Ask people why they think the Mona Lisa is so great and the vast majority would have to answer that they got their opinion from someone else, some authority in the art world perhaps. By now many people have heard what made the Mona Lisa so famous in the early 20th century. She was stolen and then found 2 years later. It was a sensational story that launched her career.
Now, I am lucky enough to say that I met her a quarter century ago. At that time, there were at least 30 people crowding around the painting to get as close as possible to the famous lady. Two things struck me at that moment. First, she is so tiny! The painting was much smaller than I had anticipated. Second, I didn’t find her to be very beautiful. Now, I am no art critic, but I love art. I was stunned by the fact that nobody was looking at the paintings nearby her. These paintings were equally beautiful to me, but nobody cared. They had come to see the lady. I strolled around the entire Louvre and no other piece of art garnered so much attention as the Mona Lisa. She is the most famous, but I don’t believe she necessarily deserves all the admiration she gets.

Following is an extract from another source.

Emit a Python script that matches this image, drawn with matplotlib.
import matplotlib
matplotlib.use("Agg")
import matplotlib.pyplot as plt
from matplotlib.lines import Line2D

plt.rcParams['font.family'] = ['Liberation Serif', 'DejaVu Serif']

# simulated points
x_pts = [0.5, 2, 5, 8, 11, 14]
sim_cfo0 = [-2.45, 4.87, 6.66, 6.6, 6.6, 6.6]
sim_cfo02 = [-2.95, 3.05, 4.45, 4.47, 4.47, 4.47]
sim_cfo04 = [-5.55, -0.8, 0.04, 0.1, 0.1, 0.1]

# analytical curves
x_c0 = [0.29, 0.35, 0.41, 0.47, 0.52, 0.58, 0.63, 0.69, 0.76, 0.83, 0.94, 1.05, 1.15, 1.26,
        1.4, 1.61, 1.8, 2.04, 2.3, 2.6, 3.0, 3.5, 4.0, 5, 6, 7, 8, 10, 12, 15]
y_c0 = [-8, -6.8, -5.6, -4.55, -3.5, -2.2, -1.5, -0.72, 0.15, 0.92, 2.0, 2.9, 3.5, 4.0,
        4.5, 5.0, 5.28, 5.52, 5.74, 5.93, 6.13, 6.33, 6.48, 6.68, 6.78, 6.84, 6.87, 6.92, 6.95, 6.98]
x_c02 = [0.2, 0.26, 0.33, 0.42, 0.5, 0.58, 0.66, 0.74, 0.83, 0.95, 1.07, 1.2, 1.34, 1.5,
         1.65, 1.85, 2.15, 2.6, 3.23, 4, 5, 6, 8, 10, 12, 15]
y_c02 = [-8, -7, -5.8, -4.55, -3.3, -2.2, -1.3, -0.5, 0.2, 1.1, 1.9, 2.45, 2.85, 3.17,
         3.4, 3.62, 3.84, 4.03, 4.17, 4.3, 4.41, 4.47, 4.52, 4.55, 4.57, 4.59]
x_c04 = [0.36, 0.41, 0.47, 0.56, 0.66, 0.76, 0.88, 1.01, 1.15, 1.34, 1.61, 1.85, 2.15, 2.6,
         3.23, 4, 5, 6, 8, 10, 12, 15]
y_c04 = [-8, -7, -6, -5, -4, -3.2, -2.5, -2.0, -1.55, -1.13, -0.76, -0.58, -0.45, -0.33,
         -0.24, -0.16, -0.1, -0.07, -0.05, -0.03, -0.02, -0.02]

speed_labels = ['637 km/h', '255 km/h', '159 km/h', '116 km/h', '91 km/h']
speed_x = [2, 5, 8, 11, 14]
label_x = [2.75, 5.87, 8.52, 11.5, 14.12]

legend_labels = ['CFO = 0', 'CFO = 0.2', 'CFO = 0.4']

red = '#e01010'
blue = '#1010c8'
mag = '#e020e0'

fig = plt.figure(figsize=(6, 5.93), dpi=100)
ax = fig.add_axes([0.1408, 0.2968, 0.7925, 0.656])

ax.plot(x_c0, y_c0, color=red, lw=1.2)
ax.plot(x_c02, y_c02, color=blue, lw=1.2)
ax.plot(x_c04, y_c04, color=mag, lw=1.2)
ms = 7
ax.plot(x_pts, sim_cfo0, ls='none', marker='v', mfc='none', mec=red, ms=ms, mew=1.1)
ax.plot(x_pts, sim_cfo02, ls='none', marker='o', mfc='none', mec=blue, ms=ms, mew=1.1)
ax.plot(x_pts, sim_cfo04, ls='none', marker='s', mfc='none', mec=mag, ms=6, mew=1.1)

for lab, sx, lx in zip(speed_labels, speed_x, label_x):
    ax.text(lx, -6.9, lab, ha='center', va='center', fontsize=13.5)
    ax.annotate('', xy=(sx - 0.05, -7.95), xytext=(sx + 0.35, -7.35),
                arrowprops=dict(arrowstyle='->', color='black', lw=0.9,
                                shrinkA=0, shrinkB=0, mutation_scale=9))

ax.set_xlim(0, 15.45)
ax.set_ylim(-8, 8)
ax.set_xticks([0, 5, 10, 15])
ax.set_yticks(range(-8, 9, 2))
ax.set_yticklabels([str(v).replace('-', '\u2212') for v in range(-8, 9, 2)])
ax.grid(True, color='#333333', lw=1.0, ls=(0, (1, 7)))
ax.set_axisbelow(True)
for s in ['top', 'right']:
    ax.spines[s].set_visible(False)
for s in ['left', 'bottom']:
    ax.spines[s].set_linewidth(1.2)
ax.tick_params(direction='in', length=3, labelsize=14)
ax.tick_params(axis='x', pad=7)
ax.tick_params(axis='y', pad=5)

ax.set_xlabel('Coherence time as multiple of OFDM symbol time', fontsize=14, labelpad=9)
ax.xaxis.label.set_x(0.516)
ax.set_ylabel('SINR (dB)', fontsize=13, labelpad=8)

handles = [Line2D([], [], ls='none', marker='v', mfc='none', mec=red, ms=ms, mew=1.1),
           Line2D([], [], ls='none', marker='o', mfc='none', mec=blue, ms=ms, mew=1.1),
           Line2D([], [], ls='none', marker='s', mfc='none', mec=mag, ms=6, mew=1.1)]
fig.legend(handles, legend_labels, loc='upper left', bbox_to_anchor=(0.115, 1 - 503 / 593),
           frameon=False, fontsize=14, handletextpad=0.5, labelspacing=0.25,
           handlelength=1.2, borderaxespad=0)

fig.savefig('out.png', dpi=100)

The Mona Lisa reminds me of another dark-haired woman who gets far more attention than she deserves. That woman is Kim Kardashian. Now, I am not saying that Ms. Kardashian is the cultural equivalent of the Mona Lisa, but I do believe that the two women’s fan base is essentially the same. Why do people follow the details of Ms. Kardashian’s life with such insatiability? What did she do to deserve all this fame? Dare I say that Ms. Kardashian is famous for being famous? Isn’t the Mona Lisa famous for being famous? What draws people to these two women? Isn’t the allure almost identical? We look at the Mona Lisa because the world says she is important. If she had not been stolen in 1911, you would walk by with just a cursory glance at her immortal portrait. Doesn’t Ms. Kardashian have the very same appeal to the masses? If you didn’t know she was famous, would you even notice her on a busy street? Sure, if she were scantily clad and done up to look like a model, you would probable look a bit longer, but that is it. Now, this is not a commentary on Kim Kardashian. Rather, the point I am trying to make is that we let other people tell us what we should be looking at. I have the courage to admit that the Mona Lisa doesn’t even come close to being my favourite painting.

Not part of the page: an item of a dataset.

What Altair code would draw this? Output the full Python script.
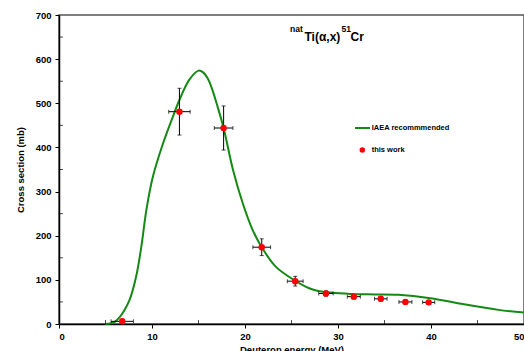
import altair as alt
import pandas as pd

# measured data ("this work")
energy = [6.8, 12.95, 17.7, 21.8, 25.4, 28.7, 31.7, 34.6, 37.25, 39.75]
xsec = [6, 481, 444, 174, 97, 69, 62, 57, 50, 49]
xsec_err = [3, 53, 50, 19, 11, 6, 5, 5, 4, 4]
energy_err = [1.2, 1.15, 1.0, 0.95, 0.85, 0.77, 0.7, 0.68, 0.7, 0.65]

# IAEA recommended curve
curve_e = [5.0, 5.5, 6.0, 6.5, 7.0, 7.6, 8.3, 8.86, 9.4, 10.1, 11.2, 12.25, 12.96,
           14.0, 15.0, 15.5, 16.0, 16.5, 17.0, 17.7, 18.7, 19.75, 20.8, 21.8, 23.3, 25.4,
           26.9, 28.0, 31.5, 34.0, 36.5, 39.75, 43.7, 47.25, 50.0]
curve_xs = [0, 1, 5, 15, 30, 55, 108, 176, 259, 334, 410, 470, 508,
            553, 574, 570, 556, 530, 496, 444, 350, 274, 214, 174, 130, 98,
            81, 74, 68, 67, 66, 59, 44, 32, 26]

x_ticks = [0, 10, 20, 30, 40, 50]
y_ticks = [0, 100, 200, 300, 400, 500, 600, 700]
x_minor = [5, 15, 25, 35, 45]
y_minor = [50, 150, 250, 350, 450, 550, 650]

W, H = 465, 309
FONT = "Liberation Sans"

pts = pd.DataFrame({
    "E": energy, "S": xsec,
    "Elo": [e - d for e, d in zip(energy, energy_err)],
    "Ehi": [e + d for e, d in zip(energy, energy_err)],
    "Slo": [s - d for s, d in zip(xsec, xsec_err)],
    "Shi": [s + d for s, d in zip(xsec, xsec_err)],
})
curve = pd.DataFrame({"E": curve_e, "S": curve_xs})

xscale = alt.Scale(domain=[0, 50], nice=False, zero=False)
yscale = alt.Scale(domain=[0, 700], nice=False, zero=False)

X = alt.X("E:Q", scale=xscale, axis=alt.Axis(
    values=x_ticks, title="Deuteron energy (MeV)", tickSize=4,
    labelPadding=3, titlePadding=4))
Y = alt.Y("S:Q", scale=yscale, axis=alt.Axis(
    values=y_ticks, title="Cross section (mb)", tickSize=4,
    labelPadding=4, titlePadding=10))

line = alt.Chart(curve).mark_line(color="#138a13", strokeWidth=2,
                                  interpolate="catmull-rom").encode(x=X, y=Y)

base = alt.Chart(pts)
xbar = base.mark_rule(color="black", strokeWidth=1).encode(
    x=alt.X("Elo:Q", scale=xscale), x2="Ehi:Q", y=alt.Y("S:Q", scale=yscale))
ybar = base.mark_rule(color="black", strokeWidth=1).encode(
    x=alt.X("E:Q", scale=xscale), y=alt.Y("Slo:Q", scale=yscale), y2="Shi:Q")
xcap_lo = base.mark_tick(orient="vertical", color="black", size=4, thickness=1).encode(
    x=alt.X("Elo:Q", scale=xscale), y=alt.Y("S:Q", scale=yscale))
xcap_hi = base.mark_tick(orient="vertical", color="black", size=4, thickness=1).encode(
    x=alt.X("Ehi:Q", scale=xscale), y=alt.Y("S:Q", scale=yscale))
ycap_lo = base.mark_tick(orient="horizontal", color="black", size=4, thickness=1).encode(
    x=alt.X("E:Q", scale=xscale), y=alt.Y("Slo:Q", scale=yscale))
ycap_hi = base.mark_tick(orient="horizontal", color="black", size=4, thickness=1).encode(
    x=alt.X("E:Q", scale=xscale), y=alt.Y("Shi:Q", scale=yscale))
dots = base.mark_circle(color="#ff0000", opacity=1, size=42).encode(
    x=alt.X("E:Q", scale=xscale), y=alt.Y("S:Q", scale=yscale))

minor_x = alt.Chart(pd.DataFrame({"E": x_minor})).mark_tick(
    orient="vertical", color="black", size=4, thickness=1).encode(
    x=alt.X("E:Q", scale=xscale), y=alt.value(H - 2))
minor_y = alt.Chart(pd.DataFrame({"S": y_minor})).mark_tick(
    orient="horizontal", color="black", size=4, thickness=1).encode(
    y=alt.Y("S:Q", scale=yscale), x=alt.value(2))

def txt(t, x, y, size, baseline="alphabetic"):
    return alt.Chart(pd.DataFrame({"t": [t]})).mark_text(
        font=FONT, fontWeight="bold", fontSize=size, align="left",
        baseline=baseline, color="black").encode(
        text="t:N", x=alt.value(x), y=alt.value(y))

title = (txt("nat", 231, 17, 8.5) + txt("Ti(\u03b1,x)", 245.5, 25.5, 12)
         + txt("51", 282.5, 17, 8.5) + txt("Cr", 291.5, 25.5, 12))

leg_line = alt.Chart(pd.DataFrame({"a": [0]})).mark_rule(
    color="#138a13", strokeWidth=2).encode(
    x=alt.value(296), x2=alt.value(311), y=alt.value(113))
leg_dot = alt.Chart(pd.DataFrame({"a": [0]})).mark_circle(
    color="#ff0000", opacity=1, size=30).encode(x=alt.value(303.3), y=alt.value(135))
legend = (leg_line + txt("IAEA recommmended", 312.7, 113, 7.5, "middle")
          + leg_dot + txt("this work", 312.7, 135, 7.5, "middle"))

chart = alt.layer(
    line, xbar, ybar, xcap_lo, xcap_hi, ycap_lo, ycap_hi, dots,
    minor_x, minor_y, title, legend
).properties(
    width=W, height=H,
    autosize=alt.AutoSizeParams(type="none"),
    padding={"left": 59, "top": 15, "right": 0, "bottom": 27},
).configure_view(
    stroke="#555555", strokeWidth=1.5
).configure_axis(
    grid=False, labelFont=FONT, titleFont=FONT, labelFontWeight="bold",
    titleFontWeight="bold", labelFontSize=9.5, titleFontSize=9.5,
    labelColor="black", titleColor="black", domainColor="black",
    domainWidth=1.5, tickColor="black", tickWidth=1
)

chart.save("out.html", embed_options={"renderer": "svg", "actions": False})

How many things do you like simply because you are supposed to like them? What do you really like? I have had some expensive wines that I am supposed to like but don’t care for. Alternatively, I have had inexpensive wines that I love. Have the courage to tell people what you like and you will find that you are definitely not alone. If I ever return to the Louvre, I would rather go look at a nice Monet. What? You don’t care for Monet? Well at least you have an opinion.